The good news is that benign biases (those that we unconsciously hold but are not necessarily invested in entrenching them) can be overcome through demonstration of competency. If the mediator’s actions, no matter how young s/he is, make practical, legal and business sense to parties and their counsel, initial biases can be overcome.

We, as older mediators, can also help to facilitate the dissipation of these biases. One way I have tried to do this is to give younger mediators a leg up by having them co-mediate disputes. Of course, this may not be possible in every case. But where possible, this allows the younger mediator to demonstrate his/her skill and competence in a context where parties and counsel are more willing to listen because of the more senior mediator’s credibility. Of course, in order for this to work, the more senior mediator must be willing to give the younger mediator the space to intervene, test theories, try techniques and, concomitant with these, make mistakes.

And while there are some downsides (all of which can be recovered from), my experience is that the pros outweigh the cons significantly. One of the challenges for a senior mediator is that we can become more entrenched in our world views. In some cases, we become more jaded and get stuck in the habitual way that we do things.

I have found that working with a younger co-mediator has been beneficial for my practice. My co-mediator has seen the same problem in a way that would never have occurred to me, used techniques that I did not think to do and brought specific competencies from a background which I do not have.
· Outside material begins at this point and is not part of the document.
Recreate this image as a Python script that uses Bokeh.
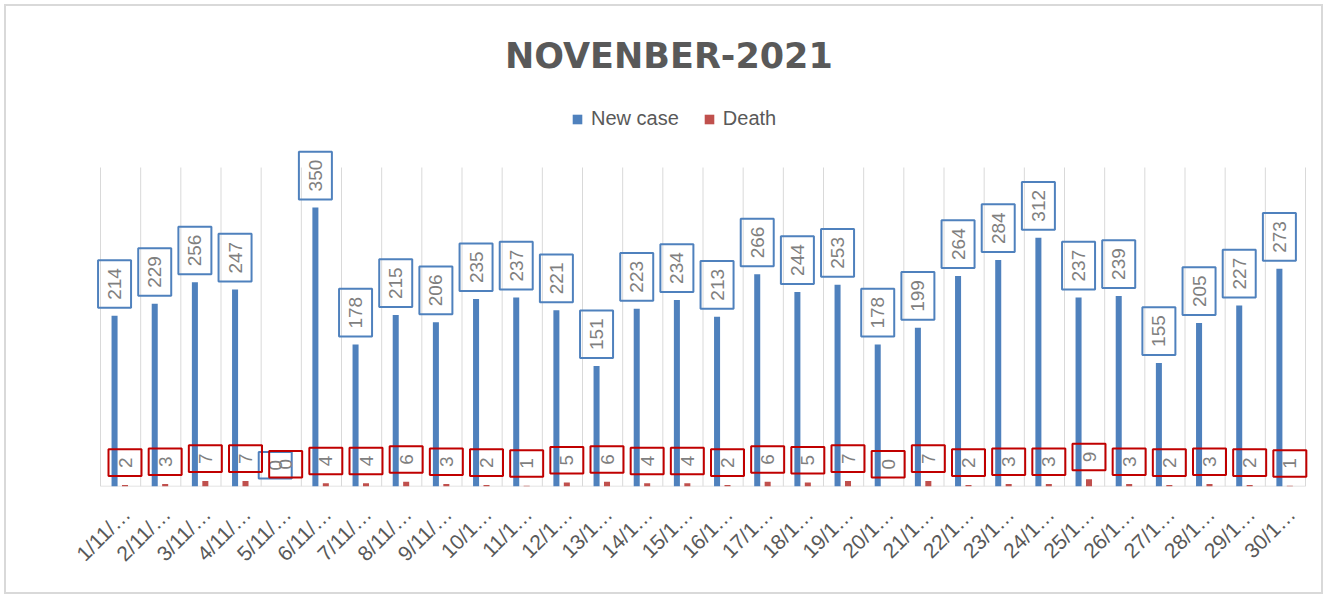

In all, the whole is greater than the sum of its parts.

In closing, while this entry is intended to be a personal, reflective and in part humorous piece, my takeaway is this. With age does come responsibility. Not just for ourselves but for the ageless passing on of our collected and collective wisdom as mediators. We can do this through teaching or training or, as has been suggested in this piece, the teamwork of co-mediation that can help mentor the next generation. Namaste.